We brought clothes to change into after the reception figuring we’d hit one of the hotel bars afterward. At the end of the reception,we chatted with some others and planned to all meet up. We have a mini conference in the hallway with Jack and the underage model and a friend of the bride’s, Erin, but Jack says he heard the bars were already closed!
“Nonsense!” I shriek. “I’ll be ready in like two seconds. You guys sit down and have a beer or some wine while I go change! There are some snacks on the desk over there. Help yourself!” (I’m sorry but I was fresh out of Vodka! Had I known I’d be playing international host, I would have been more prepared.)
We change fast and regroup. I am HELL bent on going out. And if I can’t go out, I will bring the party to us! (See, this is what happens when you unleash a drunken housewife onto the world. The fact that my husband and I had not been away alone since Christ was a child, coupled with spending most of the day snarling around various New England traffic jams, was the perfect storm for one mother gone mad!)
I soon realized I had a cooler and non refrigerated party snacks. It would be like college! We had the start of a party with the cradle robber, the Russian, and poor Erin, who in retrospect I realized was looking more uncomfortable by the minute, nibbling on her pretzel rod and trying to be positive, “You’re such a mom! Look at all the cute snacks you packed–so prepared!”, while probably trying to formulate an exit strategy. In my Bud Light brain, I totally missed the social cues that a cute, single 30 year old most likely did not find the prospect of partying with this random foursome at all amusing. (Sorry Erin! You really should have come to the shower—I was on my best behavior—only one mimosa!)
The other problem? I wasn’t totally sure where everyone else was and I didn’t notice it was about 1:30 in the morning. (Was there speed in my filet mignon? I have to wonder.) So I did what any good party planner would do, I made our little international coalition stomp down the hall with me, and then I knocked on a few doors where I imagined people were staying.
After three different doors, with my husband finally urging me to stop (Okay begging…but I blame him! He should have stopped the madness way sooner! So his fault!) my friend’s bridesmaid opened up. In her pajamas. And… I guess I missed the “Do Not Disturb” sign.
“HEY! I’M SHO SHORRY I MISHED THE DO NOT DISHTUHHHHB SHIGN ON YOUR DO-AHH! HEY YOU GUYS WANNA COME TO AHHE ROOM FOR AN AFTAHHH PAHTY? OH,WE HAVE FUN PAHHTY SSHNACKS AND BEEAAHHHS TOO!” Okay, so my old Boston accent I shed years ago might come out a tad when I’ve been drinking….
“Um, I think I’m gonna pass but you guys have fun! Maybe I’ll see you at the breakfast tomorrow?” Um, nyet, because I’ll be in fetal position vowing never to drink again….
Just then, two uniformed men show up. I remember thinking, “Hmm, wonder what they’re doing here?”

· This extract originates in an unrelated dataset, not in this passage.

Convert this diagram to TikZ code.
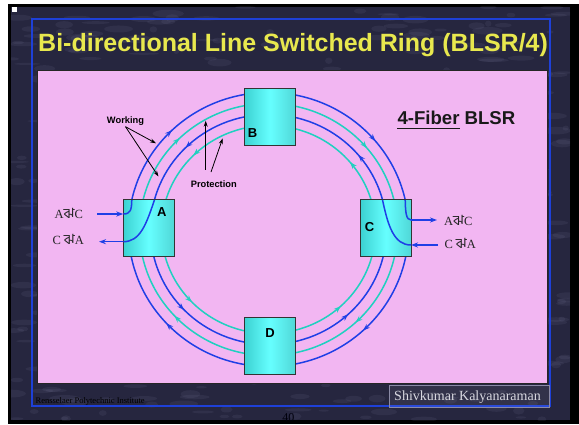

They very politely tell me to please pipe down, there are other people staying in the hotel and it’s late and I really am being TOO loud.
“Oh, I am sho shorry! Yesh, I will be quiet and I will head back to my room right now!” I whisper, horrified that I’m the one in trouble.
The next day, as we were chatting about the wedding on the way home, I said to my husband, “OMG! I cannot believe I got busted by the Marriott security guards! How embarassing! I am SO going on the wagon. What.a.loser!”
“Janet, that was a Marriott security guard AND a Springfield cop! You got busted by a real cop!”
“What! Are you kiddin’ me! For cripes sake, if I had known that, I wouldda said, “Don’t you be worrying about me! Why don’t you do me a favor, and check blondie’s visa!”